Ya he reconocido
otras veces que mi obsesión por los dorados tal vez devenga de mi sangre india
y se trate, sencillamente, de la memoria de El Dorado. De ahí justifico que se me ocurriera tomar
como base para mi próximo retrato una lámina de cartulina dorada con todo en
contra: demasiado bajo gramaje, los bordes que se curvan, la textura precaria que
resulta frágil a la manipulación que exige el trabajo creativo y se
daña al mínimo roce. Párrafo aparte que
es imposible fotografiar con ese fondo resplandeciente, pero eso termina siendo
un detalle menor.
En una
Argentina que se derrumba por todos lados, me dejo influenciar por la decadencia
generalizada del entorno y me dispongo a trabajar con papeles escolares inadecuados para trabajos
artísticos. Sobre una lámina escolar de
papel de caña de azúcar dibujo un retrato, de esos rostros clásicos de los años
20 del siglo pasado que tanto me gustan.
Lo quemo, y
los vestigios decido pegarlos sobre la cartulina dorada.
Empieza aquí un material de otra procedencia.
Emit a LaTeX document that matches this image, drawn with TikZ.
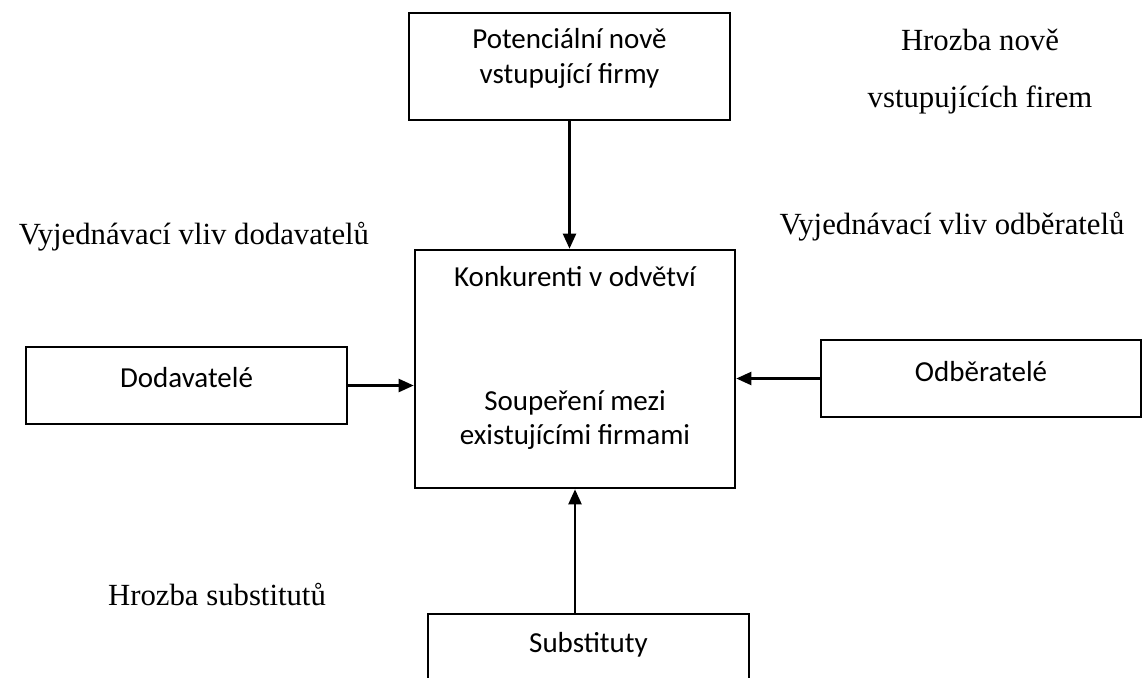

Pero es demasiado endeble, se enrolla en los
bordes, su precariedad manifiesta augura ser un sostén inadecuado para mi papel
de caña de azúcar maltratado por el
fuego y el agua. Aplico mi lógica farnelliana,
y en vez de descartar la cartulina dorada (no puedo, es el maleficio de la
legendaria El Dorado, en donde debí habitar en alguna encarnación
previa) decido fortalecer el soporte con unas tiras de papel artesanal batik
de colores. Supongo que con eso obtendré
una base suficiente (con más fe que fundamento fáctico).
Adhiero el
retrato intervenido por el fuego y compruebo lo difícil de fotografiar que es
el pegote: el dorado encandila, come el resto de los colores, confunde todo. Habrá que ver que sale. Pero el desafío es más que tentador.